Enclosure, Aughalin, Co. Limerick
Co. Limerick |
Enclosures
Most earthworks in the Irish countryside announce themselves with at least a suggestion of drama, a sudden mound or a deep hollow that breaks the rhythm of a field.
The enclosure at Aughalin, in County Limerick, does something rather more restrained. It sits on the crest of an east-west ridge in level pasture, barely lifting itself above the surrounding ground, defined by an earthen bank and an outer fosse, or ditch, so shallow that a casual walker might cross both without registering either. What makes it worth closer attention is the thing at its centre: a circular raised area roughly four metres across, its edge formed by a scarped, or deliberately cut, slope just twenty centimetres high. Something was placed there, or built there, or otherwise marked out with intention. What exactly, the record does not say.

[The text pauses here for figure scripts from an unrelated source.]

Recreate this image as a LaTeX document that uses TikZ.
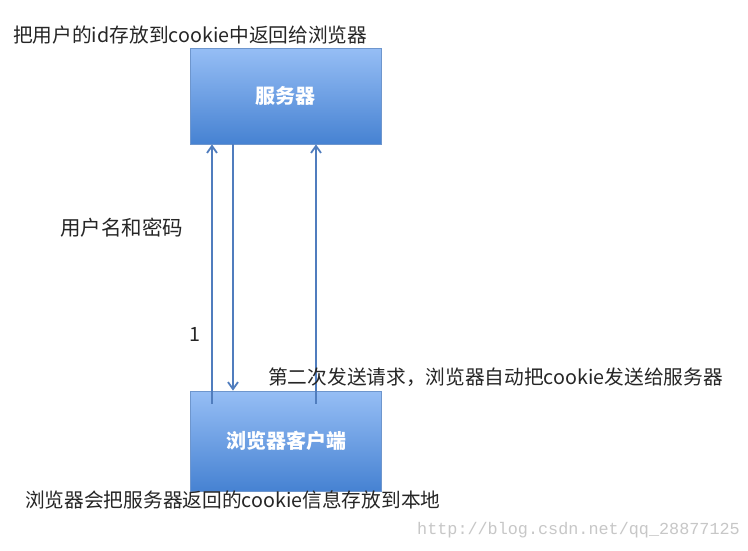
\documentclass[tikz,border=0pt]{standalone}
\usepackage{fontspec}
\setmainfont{Noto Sans CJK SC}
\newfontfamily\wmfont{Liberation Mono}
\usetikzlibrary{arrows.meta}
\definecolor{boxtop}{RGB}{150,190,245}
\definecolor{boxbot}{RGB}{70,130,210}
\definecolor{boxline}{RGB}{110,150,205}
\definecolor{arrcol}{RGB}{80,125,190}
\begin{document}
\begin{tikzpicture}[x=1pt,y=-1pt,
  box/.style={draw=boxline,line width=0.8pt,top color=boxtop,bottom color=boxbot,
    minimum width=191pt,minimum height=96pt,inner sep=0pt,
    text=white,font=\bfseries\fontsize{20}{22}\selectfont},
  lbl/.style={anchor=west,inner sep=0pt,font=\fontsize{19.7}{22}\selectfont,text=black!85},
  arr/.style={draw=arrcol,line width=2.2pt,-{Straight Barb[length=7pt,width=10pt,line width=1.8pt]}}]
\useasboundingbox (0,0) rectangle (748,550);
\fill[white] (0,0) rectangle (748,550);
\node[box] (server) at (285.5,96) {服务器};
\node[box,minimum height=100pt] (client) at (286,441) {浏览器客户端};
\coordinate (a1) at (212,404);
\coordinate (a3) at (316,404);
\coordinate (a2) at (233,144);
\draw[arr] (a1) -- (a1 |- server.south);
\draw[arr] (a3) -- (a3 |- server.south);
\draw[arr] (a2) -- (a2 |- client.north);
\node[lbl] (t1) at (13,35) {把用户的id存放到cookie中返回给浏览器};
\node[lbl,font=\fontsize{20.5}{22}\selectfont] (t2) at (60,228) {用户名和密码};
\node[lbl] (t3) at (189,334) {1};
\node[lbl] (t4) at (268,377) {第二次发送请求，浏览器自动把cookie发送给服务器};
\node[lbl] (t5) at (25,500) {浏览器会把服务器返回的cookie信息存放到本地};
\node[anchor=east,inner sep=0pt,font=\wmfont\fontsize{16.8}{18}\selectfont,text=black!22] (wm) at (740,530) {http://blog.csdn.net/qq\_28877125};
\end{tikzpicture}
\end{document}
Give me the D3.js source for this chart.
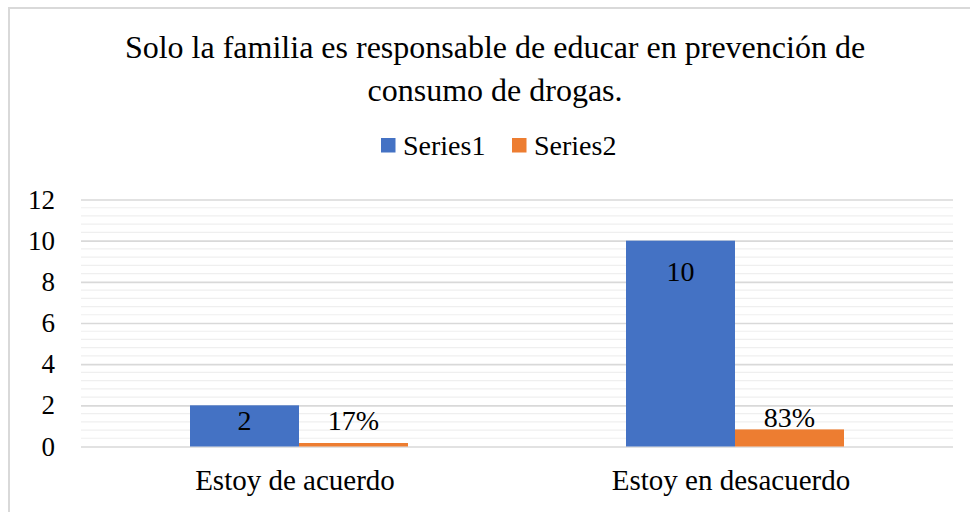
<!DOCTYPE html>
<html><head><meta charset="utf-8">
<script src="https://cdn.jsdelivr.net/npm/d3@7"></script>
</head><body style="margin:0;background:#fff"><svg id="c" width="970" height="512" style="display:block"></svg>
<script>
const titleLines = ["Solo la familia es responsable de educar en prevención de", "consumo de drogas."];
const categories = ["Estoy de acuerdo", "Estoy en desacuerdo"];
const seriesNames = ["Series1", "Series2"];
const series1 = [2, 10];
const series2 = [0.17, 0.83];
const series2Labels = ["17%", "83%"];
const yTicks = [0, 2, 4, 6, 8, 10, 12];
const colors = ["#4472C4", "#ED7D31"];

(function () {
const FONT = '"Liberation Serif"';
const svg = d3.select("#c");
svg.append("rect").attr("x", 9).attr("y", 8).attr("width", 1000).attr("height", 600)
  .attr("fill", "#fff").attr("stroke", "#d9d9d9").attr("stroke-width", 2);

const pL = 81, pR = 953, pT = 199.5, pB = 446.5;
const y = d3.scaleLinear().domain([0, 12]).range([pB, pT]);
const x0 = d3.scaleBand().domain(categories).range([pL, pR]).padding(0);
const x1 = d3.scaleBand().domain(seriesNames).range([x0.bandwidth() / 4, x0.bandwidth() * 3 / 4]).padding(0);

const minor = d3.range(0, 12.0001, 0.4).filter(v => Math.abs(v / 2 - Math.round(v / 2)) > 1e-6);
svg.append("g").selectAll("line").data(minor).join("line")
  .attr("x1", pL).attr("x2", pR).attr("y1", d => y(d)).attr("y2", d => y(d))
  .attr("stroke", "#efefef").attr("stroke-width", 1.2);
const yAxis = d3.axisLeft(y).tickValues(yTicks).tickSize(-(pR - pL)).tickPadding(26).tickFormat(d3.format("d"));
const ga = svg.append("g").attr("transform", `translate(${pL},0)`).call(yAxis);
ga.select(".domain").remove();
ga.selectAll(".tick line").attr("stroke", "#d9d9d9").attr("stroke-width", 1.6);
ga.selectAll(".tick text").attr("font-size", 27).style("font-family", FONT).attr("fill", "#000");

const data = categories.map((c, i) => ({ c, vals: [series1[i], series2[i]], lab: [String(series1[i]), series2Labels[i]] }));
const g = svg.append("g").selectAll("g").data(data).join("g")
  .attr("transform", d => `translate(${x0(d.c)},0)`);
g.selectAll("rect").data(d => d.vals.map((v, k) => ({ v, k }))).join("rect")
  .attr("x", d => x1(seriesNames[d.k])).attr("width", x1.bandwidth())
  .attr("y", d => y(d.v)).attr("height", d => y(0) - y(d.v))
  .attr("fill", d => colors[d.k]);
g.selectAll("text").data(d => d.vals.map((v, k) => ({ v, k, lab: d.lab[k] }))).join("text")
  .attr("x", d => x1(seriesNames[d.k]) + x1.bandwidth() / 2)
  .attr("y", d => d.k === 0 ? Math.min(y(d.v) + 40, y(0) - 17) : Math.min(y(d.v) - 2, y(0) - 17))
  .attr("text-anchor", "middle").attr("font-size", 28).style("font-family", FONT).text(d => d.lab);

svg.append("g").selectAll("text").data(categories).join("text")
  .attr("x", d => x0(d) + x0.bandwidth() / 2 - 4).attr("y", 490)
  .attr("text-anchor", "middle").attr("font-size", 29).style("font-family", FONT).text(d => d);

svg.append("g").selectAll("text").data(titleLines).join("text")
  .attr("x", 495).attr("y", (d, i) => 58 + i * 43)
  .attr("text-anchor", "middle").attr("font-size", 32).style("font-family", FONT).text(d => d);

const lg = svg.append("g").selectAll("g").data(seriesNames).join("g")
  .attr("transform", (d, i) => `translate(${381 + i * 131},0)`);
lg.append("rect").attr("x", 0).attr("y", 138).attr("width", 14.5).attr("height", 14.5).attr("fill", (d, i) => colors[i]);
lg.append("text").attr("x", 22).attr("y", 155).attr("font-size", 28).style("font-family", FONT).text(d => d);
})();
</script></body></html>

The enclosure is rectangular, measuring approximately twenty-four metres north to south and twenty metres east to west. The bank that defines it stands only around ten centimetres above the interior surface and perhaps twenty centimetres above the exterior ground level, while the fosse outside it is a metre wide at its base and roughly twenty centimetres deep. These are modest dimensions, and they suggest either considerable erosion over centuries or an original structure that was never meant to be imposing. A north-south field boundary runs along the western side of the site, skirting the outer edge of the fosse, which means the enclosure has been absorbed into the working agricultural landscape rather than preserved apart from it. The notes were compiled by Denis Power and uploaded to the record in August 2011, though no date of construction or period of use is given.
The interior is described as clear of overgrowth, which means the earthwork's low relief is at least visible rather than buried under scrub. That clarity also makes the central circular feature easier to read on the ground than it might otherwise be. Because the surrounding land is level pasture on a ridge crest, there are no dramatic approaches and no sheltering trees to use as landmarks; finding the site requires either a careful reading of a map or a good eye for very slight changes in ground level. The western field boundary is probably the most reliable guide, since it follows the fosse line directly. Early morning or low winter sun, which throws long shadows across even gentle earthworks, would help considerably in making sense of what is there.